Soon, to our great surprise, a column of mounted cavalry came up and rode alongside us. They accompanied us all the way to the trenches, like convicts being led to forced labor!
Annoyed and suffocated by the dust kicked up by the horses, we didn’t have to wait long before scuffles broke out between foot soldiers and cavalrymen, and then some brawls; there were even a few blows from rifle butts, on the one side, and from the blunt sides of sabers, on the other.
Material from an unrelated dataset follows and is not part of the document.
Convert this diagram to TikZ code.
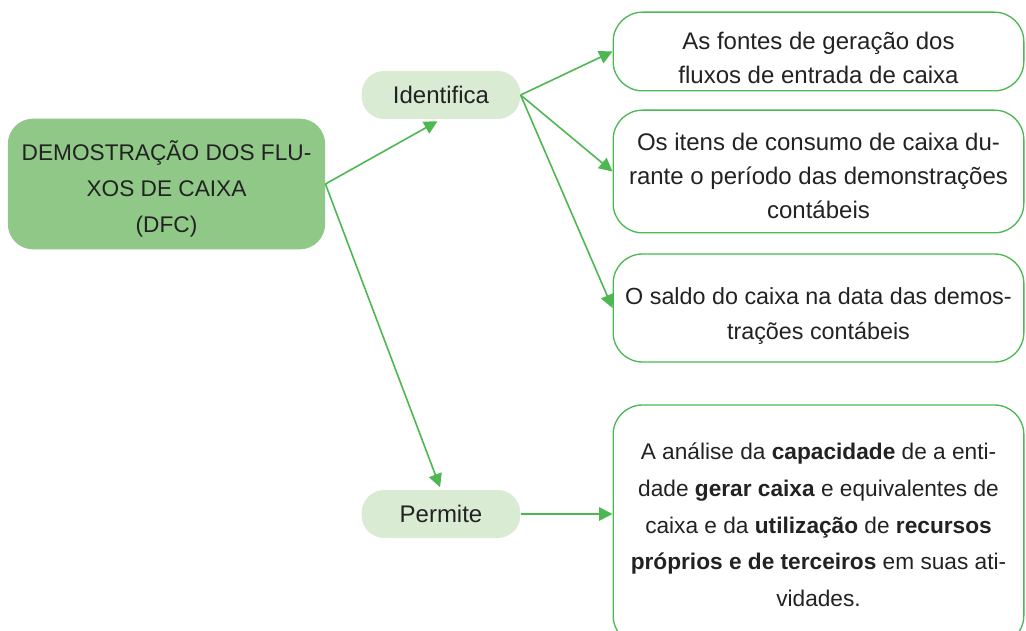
\documentclass[tikz,border=0pt]{standalone}
\usepackage{fontspec}
\setmainfont{Liberation Sans}
\usepackage{xcolor}
\usetikzlibrary{arrows.meta}

\definecolor{dfcgreen}{HTML}{90C987}
\definecolor{palegreen}{HTML}{D9EBD3}
\definecolor{linegreen}{HTML}{4DB852}
\definecolor{inkgray}{HTML}{222222}

% invisible strut that lowers the text block a little
\newcommand{\topgap}[1]{\rule{0pt}{#1}}

\begin{document}
\begin{tikzpicture}[x=0.75pt, y=-0.75pt, >={Triangle[length=10pt, width=10pt]},
        font=\fontsize{18}{25.5}\selectfont, text=inkgray,
        main/.style={rectangle, rounded corners=19pt, fill=dfcgreen, minimum width=238pt, minimum height=98pt, align=center, inner sep=0pt},
        verb/.style={rectangle, rounded corners=17pt, fill=palegreen, minimum width=119pt, minimum height=36pt, inner sep=0pt},
        item/.style={rectangle, rounded corners=22pt, draw=linegreen, line width=1pt, minimum width=308pt, align=center, inner sep=0pt},
        every edge/.append style={draw=linegreen, line width=1.2pt}]
        \clip (0,0) rectangle (1026,631);

        \node[main, font=\fontsize{17}{27}\selectfont] (dfc) at (166.5,184) {\topgap{23pt}DEMOSTRAÇÃO DOS FLU-\\XOS DE CAIXA\\(DFC)};
        \node[verb] (ident) at (441,95)    {Identifica};
        \node[verb] (perm)  at (441,514)   {Permite};

        \node[item, minimum height=59pt] (f_1) at (818.5,51.5) {\topgap{22pt}As fontes de geração dos\\fluxos de entrada de caixa};
        \node[item, minimum height=92pt] (f_2) at (818.5,171.5) {\topgap{20pt}Os itens de consumo de caixa du-\\rante o período das demonstrações\\contábeis};
        \node[item, minimum height=81pt, font=\fontsize{17.5}{26}\selectfont] (f_3) at (818.5,308) {\topgap{25pt}O saldo do caixa na data das demos-\\trações contábeis};
        \node[item, minimum height=180pt, font=\fontsize{17}{27.5}\selectfont] (f_4) at (818.5,525)
            {A análise da \textbf{capacidade} de a enti-\\dade \textbf{gerar caixa} e equivalentes de\\caixa e da \textbf{utilização} de \textbf{recursos}\\\textbf{próprios e de terceiros} em suas ati-\\vidades.};

        \path[->]
        (dfc.east) edge [shorten >=3pt] (ident.south)
        (dfc.east) edge [shorten >=2pt] (perm.north)
        (ident.east) edge (f_1.west)
        (ident.east) edge (f_2.west)
        (ident.east) edge (f_3.west)
        (perm.east) edge (perm.east -| f_4.west)
        ;
    \end{tikzpicture}
\end{document}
To prevent a real battle from breaking out, they had to move the cavalrymen farther away, which wasn’t at all disagreeable to them.
We passed through Moiremont, the final inhabited and civilized place…..”
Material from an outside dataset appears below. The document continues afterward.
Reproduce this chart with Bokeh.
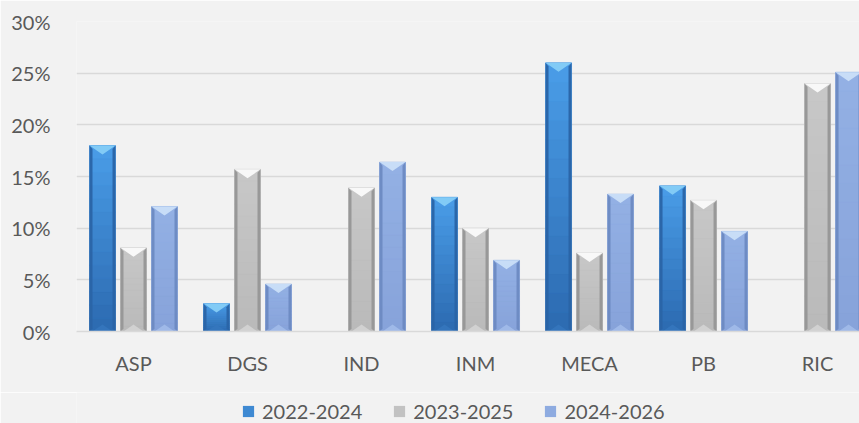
import numpy as np
from bokeh.plotting import figure
from bokeh.layouts import column
from bokeh.models import (Range1d, FixedTicker, NumeralTickFormatter, Legend,
                          LegendItem)
from bokeh.embed import file_html
from bokeh.resources import INLINE

categories = ["ASP", "DGS", "IND", "INM", "MECA", "PB", "RIC"]
series_names = ["2022-2024", "2023-2025", "2024-2026"]
v2022 = [0.180, 0.027, 0.0, 0.130, 0.260, 0.141, 0.0]
v2023 = [0.081, 0.157, 0.139, 0.100, 0.076, 0.127, 0.240]
v2024 = [0.121, 0.046, 0.164, 0.069, 0.133, 0.097, 0.251]
y_ticks = [0.0, 0.05, 0.10, 0.15, 0.20, 0.25, 0.30]

# styles: (top colour, bottom colour, top facet, side facet, bottom facet)
styles = [
    ("#4a9de8", "#2c6ab0", "#86cdf7", "#2a64a6", "#3576bd"),
    ("#c8c8c8", "#b9b9b9", "#fbfbfb", "#969696", "#d2d2d2"),
    ("#93b0e4", "#87a3da", "#cadff8", "#6d8ac2", "#a0bbe9"),
]

FRAME_W = 783
FRAME_H = 310
X_END = 6.868
Y_END = 0.30
px_x = X_END / FRAME_W
px_y = Y_END / FRAME_H
bar_w = 26 * px_x
offsets = [-31 * px_x, 0.0, 31 * px_x]

FONT = "Lato"
TXT = "#595959"
BG = "#f2f2f2"

p = figure(width=859, height=392, output_backend="svg", toolbar_location=None,
           x_range=Range1d(0, X_END), y_range=Range1d(0, Y_END),
           min_border_left=76, min_border_right=0, min_border_top=21,
           min_border_bottom=61)
p.background_fill_color = BG
p.border_fill_color = BG
p.outline_line_color = None

p.xgrid.visible = False
p.ygrid.grid_line_color = "#d9d9d9"
p.ygrid.grid_line_width = 1.5
p.ygrid.ticker = FixedTicker(ticks=y_ticks)

p.yaxis.ticker = FixedTicker(ticks=y_ticks)
p.yaxis.formatter = NumeralTickFormatter(format="0%")
p.yaxis.axis_line_color = None
p.yaxis.major_tick_line_color = None
p.yaxis.minor_tick_line_color = None
p.yaxis.major_label_standoff = 20
p.yaxis.major_label_text_font = FONT
p.yaxis.major_label_text_font_size = "20px"
p.yaxis.major_label_text_color = TXT

p.xaxis.ticker = FixedTicker(ticks=[i + 0.5 for i in range(len(categories))])
p.xaxis.major_label_overrides = {i + 0.5: c for i, c in enumerate(categories)}
p.xaxis.axis_line_color = "#d9d9d9"
p.xaxis.axis_line_width = 1.5
p.xaxis.major_tick_line_color = None
p.xaxis.minor_tick_line_color = None
p.xaxis.major_label_standoff = 13
p.xaxis.major_label_text_font = FONT
p.xaxis.major_label_text_font_size = "20px"
p.xaxis.major_label_text_color = TXT


def mix(c1, c2, t):
    a = [int(c1[i:i + 2], 16) for i in (1, 3, 5)]
    b = [int(c2[i:i + 2], 16) for i in (1, 3, 5)]
    return "#%02x%02x%02x" % tuple(int(round(a[k] + (b[k] - a[k]) * t)) for k in range(3))


# legend strip figure (its frame is aligned with the main frame)
pl = figure(width=859, height=31, output_backend="svg", toolbar_location=None,
            x_range=Range1d(0, 1), y_range=Range1d(0, 1),
            x_axis_location=None, y_axis_location=None,
            min_border_left=0, min_border_right=0, min_border_top=0,
            min_border_bottom=0)
pl.background_fill_color = BG
pl.border_fill_color = BG
pl.outline_line_color = None
pl.xgrid.visible = False
pl.ygrid.visible = False

legend_items = []
NB = 14
for k, (name, vals) in enumerate(zip(series_names, [v2022, v2023, v2024])):
    ctop, cbot, ftop, fside, fbot = styles[k]
    xs_c = [i + 0.5 + offsets[k] for i in range(len(categories))]
    p.vbar(x=xs_c, top=vals, width=bar_w, bottom=0,
           fill_color=mix(ctop, cbot, 0.5), line_color=None)
    # off-range proxy renderer, only used to draw the legend swatch
    lr = pl.vbar(x=[-10], top=[-10], bottom=[-11], width=0.1,
                 fill_color=mix(ctop, cbot, 0.4), line_color=None)
    legend_items.append(LegendItem(label=name, renderers=[lr]))

    ql, qr, qb, qt, qc = [], [], [], [], []
    pxs, pys, pcs = [], [], []
    for x, v in zip(xs_c, vals):
        if v <= 0:
            continue
        x0, x1 = x - bar_w / 2, x + bar_w / 2
        for b in range(NB):
            y0 = v * b / NB
            y1 = v * (b + 1) / NB
            ql.append(x0); qr.append(x1); qb.append(y0); qt.append(y1)
            qc.append(mix(cbot, ctop, (b + 0.5) / NB))
        sw = 3 * px_x
        th = min(9 * px_y, v * 0.45)
        bh = min(7 * px_y, v * 0.3)
        pxs.append([x0, x0 + sw, x0 + sw, x0]); pys.append([0, bh * 0.4, v - th * 0.4, v]); pcs.append(fside)
        pxs.append([x1, x1 - sw, x1 - sw, x1]); pys.append([0, bh * 0.4, v - th * 0.4, v]); pcs.append(fside)
        pxs.append([x0, x1, x]); pys.append([v, v, v - th]); pcs.append(ftop)
        pxs.append([x0 + sw, x1 - sw, x]); pys.append([0, 0, bh]); pcs.append(fbot)
    p.quad(left=ql, right=qr, bottom=qb, top=qt, fill_color=qc, line_color=qc, line_width=0.5)
    p.patches(xs=pxs, ys=pys, fill_color=pcs, line_color=None, fill_alpha=0.95)

legend = Legend(items=legend_items, orientation="horizontal", location=(165, 0))
legend.background_fill_alpha = 0
legend.border_line_color = None
legend.label_text_font = FONT
legend.label_text_font_size = "20px"
legend.label_text_color = TXT
legend.glyph_width = 14
legend.glyph_height = 14
legend.label_standoff = 7
legend.spacing = 30
legend.margin = 0
legend.padding = 0
pl.add_layout(legend, "center")

layout = column(p, pl, spacing=0)
open("out.html", "w").write(file_html(layout, INLINE))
From Poilu: The World War I Notebooks of Corporal Louis Barthas, Barrelmaker, 1914-1918, translated by Edward M. Strauss (2014), pp. 325-328.
Note: In December 1917 the 269th Infantry Regiment was dissolved and its units dispersed to other regiments. “The role played by the 269th in the antimilitarist demonstrations of last June was probably not unrelated to the disgrace which fell upon us,” writes Louis Barthas in an understatement.
Louis Barthas (1879–1952) was a cooper in a small town in southern France. Edward M. Strauss is a fundraising director in higher education and former publisher of MHQ: The Quarterly Journal of Military History. He lives in New York City.